François Jay : La création d’Ebano Finance a répondu à un triple constat : d’une part, la forte croissance du nombre et de la qualité des entreprises africaines, dirigées par des entrepreneurs de mieux en mieux formés et de plus en plus tournés vers l’économie moderne, d’autre part, le besoin croissant de financement pour répondre à une demande domestique ou régionale qui se développe avec la population, l’urbanisation et la mondialisation des produits – en clair, le boom de l’économie africaine –, et enfin l’appétit logiquement accru des investisseurs financiers, qu’ils soient étrangers ou africains d’ailleurs, pour les marchés africains. Il est loin le temps où les investisseurs étrangers, en dehors de la bière et des cigarettes, ne venaient que pour servir les besoins des riches Occidentaux en matières premières, en fruits exotiques ou en tourisme ! Nonobstant, la rencontre entre ces entreprises et ces investisseurs se fait encore trop mal. D’où l’idée de cette plate-forme Internet de rencontre créée sur l’idée originale qui veut que l’investissement soit effectué sur la base d’un intérêt équilibré.
FJ : Notre approche est originale car elle s’oppose à un modèle classique dans lequel l’entreprise vient voir les investisseurs quand elle a besoin d’eux, en s’adressant à eux soit en direct, soit par le biais d’un intermédiaire intéressé : c’est donc en position de demandeur que l’entreprise a un premier contact avec l’investisseur, et cela ne la prépare pas au mieux à la négociation à venir, et encore moins à la coexistence future. Nous, nous permettons une rencontre d’abord anonyme, puis distante et digitale, et nous assistons les entreprises dans leur préparation : il est rare, hélas !, que le meilleur entrepreneur soit aussi celui qui formalise le mieux son business plan…

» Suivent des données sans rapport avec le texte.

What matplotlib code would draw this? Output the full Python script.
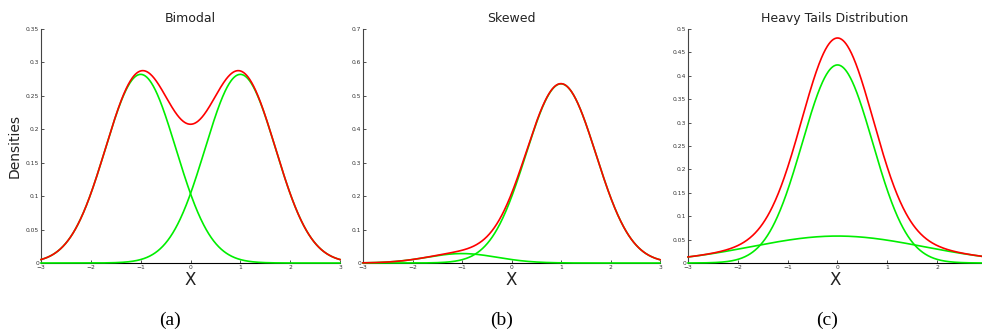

FJ : C’est là que repose la force de l’offre d’Ebano Finance : nous disposons, dans plus de 15 pays maintenant, de partenaires locaux qui apportent un regard et un soutien de proximité aux entreprises. Ainsi, nous venons juste de signer le 19 février dernier un partenariat en Guinée avec Elite Com et nous espérons pouvoir avancer vers des premières transactions à l’automne. L’environnement en Guinée est beaucoup plus favorable à l’entrepreneuriat que ce qui en est souvent dit : il y a dans le pays un grand nombre d’entrepreneurs très courageux et innovants, et pas seulement de brillants commerçants.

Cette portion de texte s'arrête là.